Written request> In the entries below, print exactly the lines from the first through the one with "from matplotlib.ticker import", both included, and none of the pictures.

[Rows from a dataset of charts and code]
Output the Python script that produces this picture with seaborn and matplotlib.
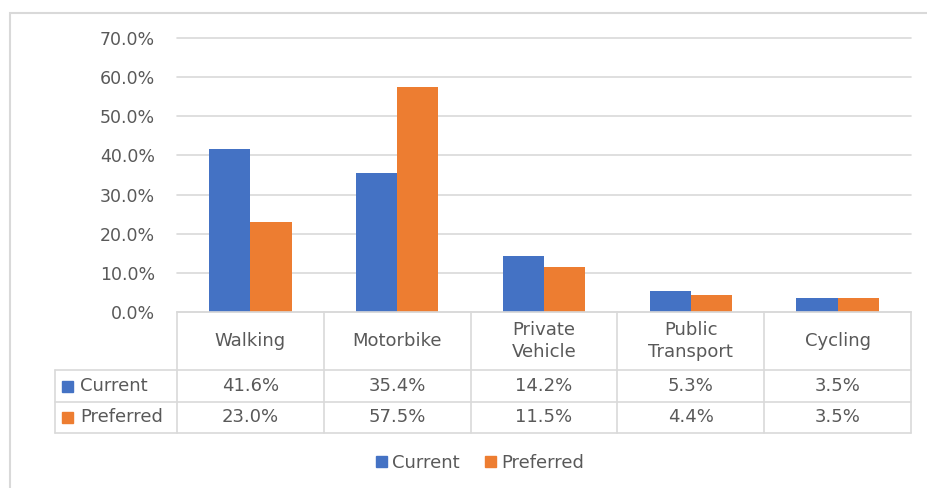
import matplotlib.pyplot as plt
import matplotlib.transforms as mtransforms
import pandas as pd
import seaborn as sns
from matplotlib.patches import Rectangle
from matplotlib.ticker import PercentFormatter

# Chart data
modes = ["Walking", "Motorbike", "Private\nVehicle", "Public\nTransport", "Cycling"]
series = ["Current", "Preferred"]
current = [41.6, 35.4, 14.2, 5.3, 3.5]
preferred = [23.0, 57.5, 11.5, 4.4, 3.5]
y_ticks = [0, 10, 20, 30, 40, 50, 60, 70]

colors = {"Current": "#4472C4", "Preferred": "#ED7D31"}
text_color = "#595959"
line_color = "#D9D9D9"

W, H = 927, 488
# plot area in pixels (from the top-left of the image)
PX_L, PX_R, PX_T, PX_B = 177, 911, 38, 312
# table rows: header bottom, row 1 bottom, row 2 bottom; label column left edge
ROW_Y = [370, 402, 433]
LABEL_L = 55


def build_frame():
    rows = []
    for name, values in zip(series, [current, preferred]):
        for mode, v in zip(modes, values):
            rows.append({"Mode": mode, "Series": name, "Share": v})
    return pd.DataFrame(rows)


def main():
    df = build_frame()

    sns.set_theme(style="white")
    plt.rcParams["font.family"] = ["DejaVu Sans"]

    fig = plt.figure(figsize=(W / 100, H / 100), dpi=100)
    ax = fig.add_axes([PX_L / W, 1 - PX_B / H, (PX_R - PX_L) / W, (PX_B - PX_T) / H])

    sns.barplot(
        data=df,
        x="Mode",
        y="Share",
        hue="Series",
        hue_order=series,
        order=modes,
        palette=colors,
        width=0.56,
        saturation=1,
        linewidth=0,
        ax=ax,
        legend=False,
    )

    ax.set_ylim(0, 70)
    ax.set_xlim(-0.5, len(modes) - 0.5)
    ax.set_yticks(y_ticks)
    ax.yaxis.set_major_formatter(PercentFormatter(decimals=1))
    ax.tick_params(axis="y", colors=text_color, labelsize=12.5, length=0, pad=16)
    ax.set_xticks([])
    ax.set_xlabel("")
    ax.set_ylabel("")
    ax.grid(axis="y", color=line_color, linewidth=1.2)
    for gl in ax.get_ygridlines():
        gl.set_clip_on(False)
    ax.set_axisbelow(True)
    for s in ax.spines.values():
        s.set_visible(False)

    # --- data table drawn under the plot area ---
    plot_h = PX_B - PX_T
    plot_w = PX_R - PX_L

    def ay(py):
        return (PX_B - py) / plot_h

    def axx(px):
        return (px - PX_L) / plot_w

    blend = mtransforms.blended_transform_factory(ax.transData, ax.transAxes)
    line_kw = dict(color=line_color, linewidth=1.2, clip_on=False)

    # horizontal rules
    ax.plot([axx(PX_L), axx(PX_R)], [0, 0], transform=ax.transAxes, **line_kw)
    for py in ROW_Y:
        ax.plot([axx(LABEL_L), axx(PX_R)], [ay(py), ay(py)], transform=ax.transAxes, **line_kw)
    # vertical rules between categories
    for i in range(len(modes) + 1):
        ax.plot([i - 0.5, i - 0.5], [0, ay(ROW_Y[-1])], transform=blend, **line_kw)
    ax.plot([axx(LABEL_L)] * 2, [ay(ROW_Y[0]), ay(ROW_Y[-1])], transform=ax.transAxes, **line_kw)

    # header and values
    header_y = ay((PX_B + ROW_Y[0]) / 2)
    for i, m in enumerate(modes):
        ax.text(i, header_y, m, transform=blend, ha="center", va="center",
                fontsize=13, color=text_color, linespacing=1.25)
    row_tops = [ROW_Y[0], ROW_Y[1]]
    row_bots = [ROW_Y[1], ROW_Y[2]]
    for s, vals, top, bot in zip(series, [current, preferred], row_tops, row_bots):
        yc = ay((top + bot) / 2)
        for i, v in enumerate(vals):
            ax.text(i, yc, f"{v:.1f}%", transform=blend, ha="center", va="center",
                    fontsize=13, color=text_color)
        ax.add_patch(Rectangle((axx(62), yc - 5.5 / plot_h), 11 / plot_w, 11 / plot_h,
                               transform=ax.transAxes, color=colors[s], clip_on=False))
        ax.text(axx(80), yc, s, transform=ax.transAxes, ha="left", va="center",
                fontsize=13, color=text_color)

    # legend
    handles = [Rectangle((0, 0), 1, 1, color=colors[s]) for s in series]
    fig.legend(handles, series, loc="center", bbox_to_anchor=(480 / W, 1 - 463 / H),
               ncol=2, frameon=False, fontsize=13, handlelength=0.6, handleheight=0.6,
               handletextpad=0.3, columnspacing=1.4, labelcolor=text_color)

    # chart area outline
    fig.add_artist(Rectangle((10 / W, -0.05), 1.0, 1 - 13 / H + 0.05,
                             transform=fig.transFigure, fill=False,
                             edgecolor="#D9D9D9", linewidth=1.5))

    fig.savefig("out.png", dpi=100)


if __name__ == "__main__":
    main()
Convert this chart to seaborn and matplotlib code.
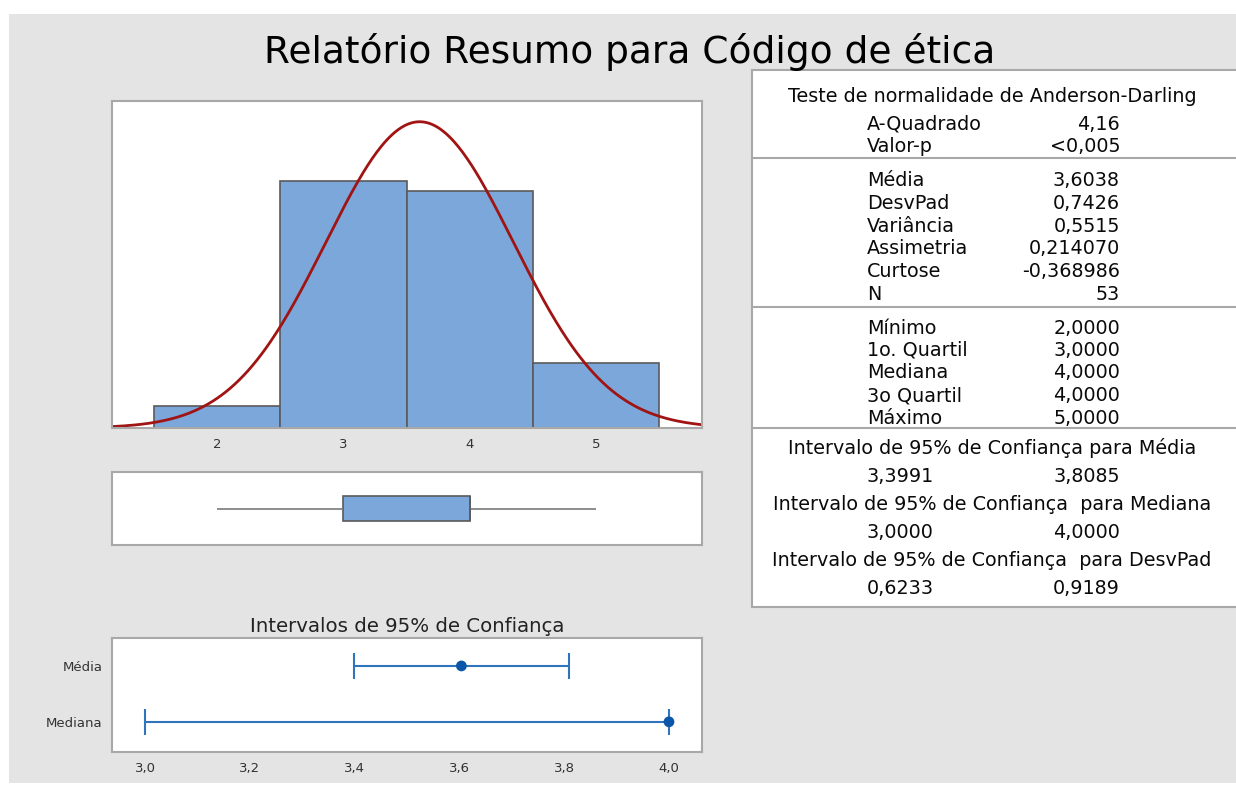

Worked answer>
Output the Python script that produces this picture with seaborn and matplotlib.
import matplotlib.pyplot as plt
import matplotlib.transforms as mtransforms
import pandas as pd
import seaborn as sns
from matplotlib.patches import Rectangle
from matplotlib.ticker import PercentFormatter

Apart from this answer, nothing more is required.